Universo en desintegración cuyos pasajes secretos prometen el regreso; mundo cotidiano en el cual el espacio es mapa encriptado del tesoro del tiempo. No trata, pues, la poesía de Teillier, del exilio en un sentido histórico, sino del exilio estructural, del exilio como misterio ontológico. Pero Teillier está entre los autores en cuya obra la relación entre la memoria y la literatura es especialmente notoria, y por ello traigo aquí un poema suyo.
BAJO EL CIELO NACIDO TRAS LA LLUVIA (Jorge Teillier)
Bajo el cielo nacido tras la lluvia
escucho un leve deslizarse de remos en el agua,
mientras pienso que la felicidad
no es sino un leve deslizarse de remos en el agua.

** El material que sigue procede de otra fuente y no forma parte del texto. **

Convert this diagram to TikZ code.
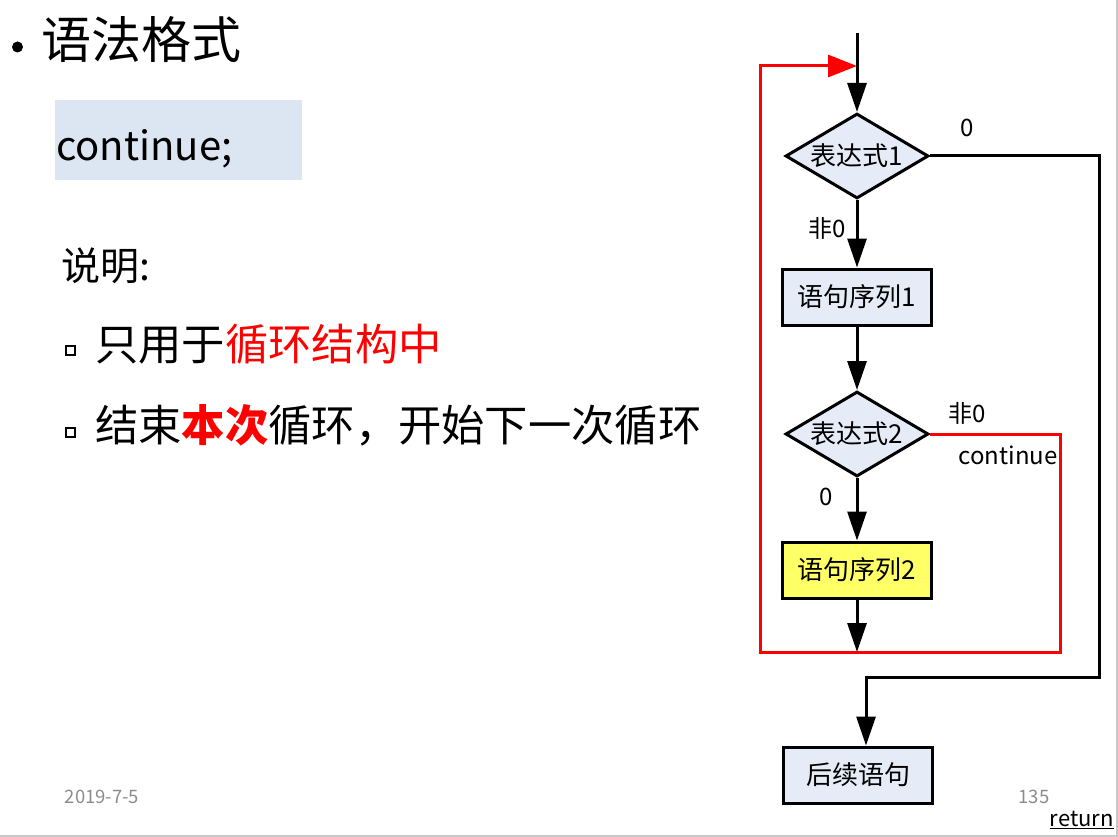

O quizás no sea sino la luz de un pequeño barco,
esa luz que aparece y desaparece
en el oscuro oleaje de los años
lentos como una cena tras un entierro.
O la luz de una casa hallada tras la colina
cuando ya creíamos que no quedaba sino andar y andar.
O el espacio del silencio
entre mi voz y la voz de alguien
revelándome el verdadero nombre de las cosas
con solo nombrarlas: “álamos”, “tejados”.
La distancia entre el tintineo del cencerro
en el cuello de la oveja al amanecer
y el ruido de una puerta cerrándose tras la fiesta.
El espacio entre el grito del ave herida en el pantano
y las alas plegadas de una mariposa en calma
sobre la cumbre de la loma barrida por el viento.
Eso fue la felicidad:
dibujar en la escarcha figuras sin sentido
sabiendo que no durarían nada,
cortar una rama de pino
para escribir un instante nuestro nombre en la tierra húmeda,
atrapar una plumilla de cardo
para detener la huida de toda una estación.
Así era la felicidad:
breve como el sueño del aromo derribado,
o el baile de la solterona loca frente al espejo roto.
Pero no importa que los días felices sean breves
como el viaje de la estrella desprendida del cielo,
pues siempre podremos reunir sus recuerdos,
así como el niño castigado en el patio
encuentra guijarros para formar brillantes ejércitos.
Pues siempre podremos estar en un día que no es ayer ni mañana,
mirando el cielo nacido tras la lluvia
y escuchando a lo lejos
un leve deslizarse de remos en el agua.